Ho toccato il tema in un articolo di quattro mesi fa, involontariamente: commentando la crescita esponenziale di Riccardo Orsolini in rossoblù mi sono trovato a ripercorrere il suo periodo di carriera più incolore, quando il tandem d’attacco con Favilli ammirato all’Ascoli era soltanto un lontano ricordo. ‘Orso’ era stato girato in prestito dalla Juventus all’Atalanta, ma nemmeno a Bergamo stava riuscendo a ritagliarsi il suo spazio, tanto che quando infine arrivò nel capoluogo emiliano venne accolto – per usare un eufemismo – perlopiù con scetticismo. Ma oggi, in un’ipotetica classifica di beniamini, sono sicuro che quasi nessun tifoso del BFC lo estrometterebbe dal podio.
E allora, come mai fatichiamo tanto ad imparare la lezione? Perché, qualora il ragazzone di Pisa dovesse sbarcare a Casteldebole, quella di Favilli non potrebbe diventare nel 2021 una della maglie più vendute? Da quanto tempo una larga fetta della piazza ha cominciato, per partito preso, a contestare qualsiasi potenziale nome in entrata?
Non sono poi così lontani i tempi di Simone Verdi, prelevato dal Milan nell’indifferenza generale e diventato un pilastro della formazione di Roberto Donadoni. Mitchell Dijks, poi, anche se a parametro zero non lo voleva nessuno, perché all’Ajax era finito fuori rosa dopo svariate noie muscolari. Mattia Bani era un rincalzo senza carne né pesce, Takehiro Tomiyasu («un giapponese che gioca nel campionato belga?») sembrava il perno di una barzelletta che non fa ridere, più che di una difesa da parte sinistra della classifica in Serie A, e il profilo di Musa Barrow aveva fatto storcere il naso persino ad un ‘vecchio’ lupo di mare come Walter Sabatini.
Questi cinque giocatori (ma non vanno dimenticate pure alcune ‘giovanissime’ intuizioni, dalla Nigeria di Okwonkwo e Kingsley all’Islanda di Baldurrson, sintomo di un’area scouting sempre più evoluta), sono stati portati a Casteldebole da quel Riccardo Bigon certamente non esente da critiche, sia per aver sbagliato qualche acquisto che per alcune dichiarazioni infelici, ma a cui specialmente adesso che si sta discutendo del suo probabile rinnovo andrebbe riconosciuto un po’ più di credito. Al netto di qualche innegabile abbaglio, infatti, l’ex d.s. di Napoli e Verona ha dimostrato ben prima che gli venisse affiancato Sabatini di saper pescare jolly in grado di fare la fortuna del club.

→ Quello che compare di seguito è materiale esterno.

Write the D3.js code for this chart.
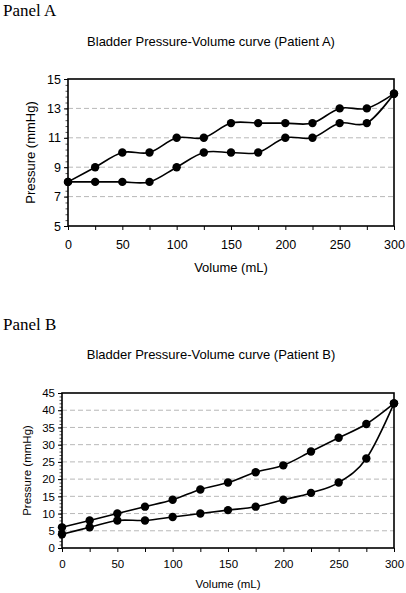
<!DOCTYPE html>
<html>
<head>
<meta charset="utf-8">
<script src="https://cdn.jsdelivr.net/npm/d3@7"></script>
<style>
  body { margin:0; background:#fff; }
  svg { display:block; }
  text { font-family: "Liberation Sans", Arial, sans-serif; fill:#000; }
  .panel { font-family: "Liberation Serif", "Times New Roman", serif; }
</style>
</head>
<body>
<svg id="chart"></svg>
<script>
// volumes in mL
var volumes = [0,25,50,75,100,125,150,175,200,225,250,275,300];

// Patient A pressures (mmHg)
var patientAUpper = [8,9,10,10,11,11,12,12,12,12,13,13,14];
var patientALower = [8,8,8,8,9,10,10,10,11,11,12,12,14];

// Patient B pressures (mmHg)
var patientBUpper = [6,8,10,12,14,17,19,22,24,28,32,36,42];
var patientBLower = [4,6,8,8,9,10,11,12,14,16,19,26,42];

var xTicks = [0,50,100,150,200,250,300];
var yTicksA = [5,7,9,11,13,15];
var yTicksB = [0,5,10,15,20,25,30,35,40,45];

var svg = d3.select("#chart").attr("width",406).attr("height",593);

drawPanel({
	label:"Panel A", labelY:16,
	title:"Bladder Pressure-Volume curve (Patient A)", titleY:46, titleSize:13,
	left:68, right:394, top:79, bottom:226,
	yDomain:[5,15], yTicks:yTicksA, yMinor:0.4, grid:[7,9,11,13],
	tickSize:12.5, xPad:10, xTitleSize:13, yTitleSize:13, xTitleY:272, yTitleX:35,
	series:[patientAUpper,patientALower]
});

drawPanel({
	label:"Panel B", labelY:330,
	title:"Bladder Pressure-Volume curve (Patient B)", titleY:359, titleSize:13,
	left:62, right:394, top:393, bottom:548,
	yDomain:[0,45], yTicks:yTicksB, yMinor:1, grid:[5,10,15,20,25,30,35,40],
	tickSize:11.5, xPad:8, xTitleSize:11.5, yTitleSize:11.5, xTitleY:588, yTitleX:31,
	series:[patientBUpper,patientBLower]
});

function drawPanel(c){
	var x = d3.scaleLinear().domain([0,300]).range([c.left,c.right]);
	var y = d3.scaleLinear().domain(c.yDomain).range([c.bottom,c.top]);

	svg.append("text").attr("class","panel")
	   .attr("x",3).attr("y",c.labelY)
	   .attr("font-size","17px")
	   .text(c.label);

	svg.append("text")
	   .attr("x",211).attr("y",c.titleY)
	   .attr("text-anchor","middle")
	   .attr("font-size",c.titleSize+"px")
	   .text(c.title);

	// grid
	svg.selectAll(null).data(c.grid).enter()
	   .append("line")
	   .attr("x1",c.left).attr("x2",c.right)
	   .attr("y1",function(d){return y(d);})
	   .attr("y2",function(d){return y(d);})
	   .attr("stroke","#b8b8b8")
	   .attr("stroke-width",1)
	   .attr("stroke-dasharray","5,3");

	// minor y ticks
	var minor = d3.range(c.yDomain[0],c.yDomain[1]+0.001,c.yMinor);
	svg.append("g")
	   .attr("transform","translate("+c.left+",0)")
	   .call(d3.axisLeft(y).tickValues(minor).tickSize(2.5).tickFormat(""))
	   .call(function(g){g.select(".domain").remove();})
	   .selectAll("line").attr("stroke","#555");

	// y axis
	var ya = svg.append("g")
	   .attr("transform","translate("+c.left+",0)")
	   .call(d3.axisLeft(y).tickValues(c.yTicks).tickSize(4).tickPadding(3));
	ya.select(".domain").remove();
	ya.selectAll("text").attr("font-size",c.tickSize+"px")
	   .attr("font-family","Liberation Sans, Arial, sans-serif");

	// x axis
	var xa = svg.append("g")
	   .attr("transform","translate(0,"+c.bottom+")")
	   .call(d3.axisBottom(x).tickValues(d3.range(0,301,25)).tickSize(4).tickPadding(c.xPad)
	         .tickFormat(function(d){return xTicks.indexOf(d)>=0 ? d : "";}));
	xa.select(".domain").remove();
	xa.selectAll("text").attr("font-size",c.tickSize+"px")
	   .attr("font-family","Liberation Sans, Arial, sans-serif");

	// frame
	svg.append("rect")
	   .attr("x",c.left).attr("y",c.top)
	   .attr("width",c.right-c.left).attr("height",c.bottom-c.top)
	   .attr("fill","none").attr("stroke","#000").attr("stroke-width",1.6);

	svg.append("text")
	   .attr("x",(c.left+c.right)/2).attr("y",c.xTitleY)
	   .attr("text-anchor","middle")
	   .attr("font-size",c.xTitleSize+"px")
	   .text("Volume (mL)");

	svg.append("text")
	   .attr("transform","translate("+c.yTitleX+","+((c.top+c.bottom)/2)+") rotate(-90)")
	   .attr("text-anchor","middle")
	   .attr("font-size",c.yTitleSize+"px")
	   .text("Pressure (mmHg)");

	var line = d3.line()
	   .x(function(d,i){return x(volumes[i]);})
	   .y(function(d){return y(d);})
	   .curve(d3.curveCatmullRom.alpha(0));

	c.series.forEach(function(s){
		svg.append("path").datum(s)
		   .attr("d",line)
		   .attr("fill","none")
		   .attr("stroke","#000")
		   .attr("stroke-width",1.6);
		svg.selectAll(null).data(s).enter()
		   .append("circle")
		   .attr("cx",function(d,i){return x(volumes[i]);})
		   .attr("cy",function(d){return y(d);})
		   .attr("r",4.2)
		   .attr("fill","#000");
	});
}
</script>
</body>
</html>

A cosa si deve, quindi, questo disamore nei suoi confronti, se non addirittura nei riguardi di alcuni calciatori per i quali, se vestissero un’altra maglia, ci si macererebbe dall’invidia? Si pensi ad Andreas Skov Olsen, uno di quegli identikit che hanno abitato i sogni felsinei per anni, e che è già stato bollato come un ragazzino indolente e troppo fragile per il campionato in cui è stato catapultato. È il ‘teorema del bidone’: [Preso un giocatore X e inserito nella squadra Y, egli sarà certamente un fenomeno. Preso lo stesso giocatore X e inserito nel Bologna, egli sarà certamente mediocre].
È ovvio che al tifoso non si chiede obiettività, lo si snaturerebbe, ma non è forse vero che la contestazione a prescindere non rientra nelle ideali caratteristiche di un appassionato/innamorato? Personalmente non sono un promotore del concetto per cui il sostegno vada garantito sempre, anche contro ogni evidenza, ma ritengo che sotto le Due Torri (specie sui social, croce e delizia del nostro tempo) si stia pendendo pericolosamente – e inspiegabilmente ‒ nel senso opposto.